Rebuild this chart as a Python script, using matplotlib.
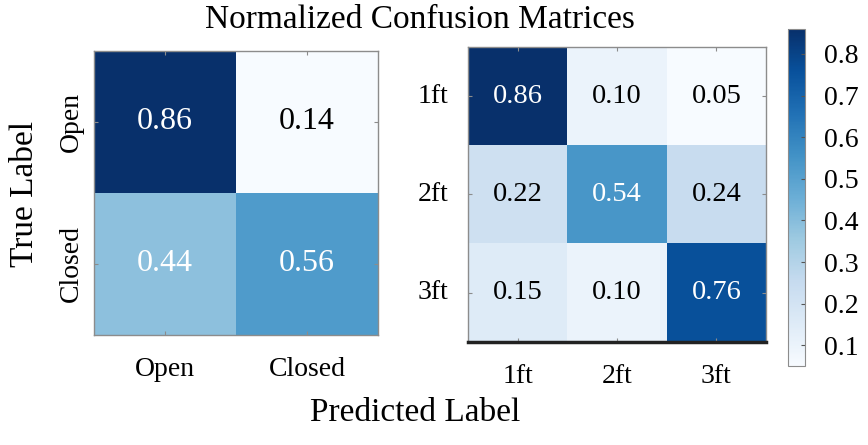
import numpy as np
import matplotlib
matplotlib.use("Agg")
import matplotlib.pyplot as plt
from matplotlib.colors import Normalize
from matplotlib.cm import ScalarMappable

# données
labels_oc = ['Open', 'Closed']
cm_oc = np.array([[0.86, 0.14],
                  [0.44, 0.56]])

labels_ft = ['1ft', '2ft', '3ft']
cm_ft = np.array([[0.86, 0.10, 0.05],
                  [0.22, 0.54, 0.24],
                  [0.15, 0.10, 0.76]])

cbar_ticks = [0.1, 0.2, 0.3, 0.4, 0.5, 0.6, 0.7, 0.8]

plt.rcParams['font.family'] = ['Liberation Serif', 'DejaVu Serif']

fig = plt.figure(figsize=(8.68, 4.45), dpi=100)
ax1 = fig.add_axes([0.1083, 0.2472, 0.3272, 0.6382])
ax2 = fig.add_axes([0.5392, 0.2315, 0.3433, 0.6629])
cax = fig.add_axes([0.9078, 0.1775, 0.0196, 0.7573])

spine_col = '#8c8c8c'


def draw_cm(ax, cm, labels, fs, rot_y, ypad):
    ax.imshow(cm, cmap='Blues', vmin=cm.min(), vmax=cm.max(), aspect='auto')
    thresh = cm.max() / 2
    for i in range(cm.shape[0]):
        for j in range(cm.shape[1]):
            ax.text(j, i, f"{cm[i, j]:.2f}", ha='center', va='center', fontsize=fs,
                    color='white' if cm[i, j] > thresh else 'black')
    n = len(labels)
    ax.set_xticks(range(n))
    ax.set_yticks(range(n))
    ax.set_xticklabels(labels, fontsize=20)
    ax.set_yticklabels(labels, fontsize=20, rotation=rot_y, va='center')
    ax.tick_params(direction='in', length=3, color=spine_col, top=True, right=True)
    ax.tick_params(axis='x', pad=16)
    ax.tick_params(axis='y', pad=ypad)
    for s in ax.spines.values():
        s.set_color(spine_col)
        s.set_linewidth(1)


draw_cm(ax1, cm_oc, labels_oc, 23, 90, 7)
draw_cm(ax2, cm_ft, labels_ft, 20.5, 0, 14)
ax2.spines['bottom'].set_color('#222222')
ax2.spines['bottom'].set_linewidth(2.5)

# barre de couleur
sm = ScalarMappable(norm=Normalize(cm_ft.min(), cm_ft.max()), cmap='Blues')
cb = fig.colorbar(sm, cax=cax, ticks=cbar_ticks)
cb.ax.tick_params(labelsize=20, direction='in', length=3, color='#555555', pad=14)
cb.set_ticklabels([f"{t:.1f}" for t in cbar_ticks])
cb.outline.set_edgecolor(spine_col)

fig.text(0.484, 0.955, 'Normalized Confusion Matrices', ha='center', va='center', fontsize=24)
fig.text(0.478, 0.072, 'Predicted Label', ha='center', va='center', fontsize=24)
fig.text(0.029, 0.565, 'True Label', ha='center', va='center', fontsize=24, rotation=90)

fig.savefig('out.png', dpi=100)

════════════════

• [Given exercise]
Leave out any pictures, please, and quote only the lines from the top of the data through the line that contains "cb.outline.set_edgecolor(spine_col)".

• [In response]
Rebuild this chart as a Python script, using matplotlib.
import numpy as np
import matplotlib
matplotlib.use("Agg")
import matplotlib.pyplot as plt
from matplotlib.colors import Normalize
from matplotlib.cm import ScalarMappable

# données
labels_oc = ['Open', 'Closed']
cm_oc = np.array([[0.86, 0.14],
                  [0.44, 0.56]])

labels_ft = ['1ft', '2ft', '3ft']
cm_ft = np.array([[0.86, 0.10, 0.05],
                  [0.22, 0.54, 0.24],
                  [0.15, 0.10, 0.76]])

cbar_ticks = [0.1, 0.2, 0.3, 0.4, 0.5, 0.6, 0.7, 0.8]

plt.rcParams['font.family'] = ['Liberation Serif', 'DejaVu Serif']

fig = plt.figure(figsize=(8.68, 4.45), dpi=100)
ax1 = fig.add_axes([0.1083, 0.2472, 0.3272, 0.6382])
ax2 = fig.add_axes([0.5392, 0.2315, 0.3433, 0.6629])
cax = fig.add_axes([0.9078, 0.1775, 0.0196, 0.7573])

spine_col = '#8c8c8c'


def draw_cm(ax, cm, labels, fs, rot_y, ypad):
    ax.imshow(cm, cmap='Blues', vmin=cm.min(), vmax=cm.max(), aspect='auto')
    thresh = cm.max() / 2
    for i in range(cm.shape[0]):
        for j in range(cm.shape[1]):
            ax.text(j, i, f"{cm[i, j]:.2f}", ha='center', va='center', fontsize=fs,
                    color='white' if cm[i, j] > thresh else 'black')
    n = len(labels)
    ax.set_xticks(range(n))
    ax.set_yticks(range(n))
    ax.set_xticklabels(labels, fontsize=20)
    ax.set_yticklabels(labels, fontsize=20, rotation=rot_y, va='center')
    ax.tick_params(direction='in', length=3, color=spine_col, top=True, right=True)
    ax.tick_params(axis='x', pad=16)
    ax.tick_params(axis='y', pad=ypad)
    for s in ax.spines.values():
        s.set_color(spine_col)
        s.set_linewidth(1)


draw_cm(ax1, cm_oc, labels_oc, 23, 90, 7)
draw_cm(ax2, cm_ft, labels_ft, 20.5, 0, 14)
ax2.spines['bottom'].set_color('#222222')
ax2.spines['bottom'].set_linewidth(2.5)

# barre de couleur
sm = ScalarMappable(norm=Normalize(cm_ft.min(), cm_ft.max()), cmap='Blues')
cb = fig.colorbar(sm, cax=cax, ticks=cbar_ticks)
cb.ax.tick_params(labelsize=20, direction='in', length=3, color='#555555', pad=14)
cb.set_ticklabels([f"{t:.1f}" for t in cbar_ticks])
cb.outline.set_edgecolor(spine_col)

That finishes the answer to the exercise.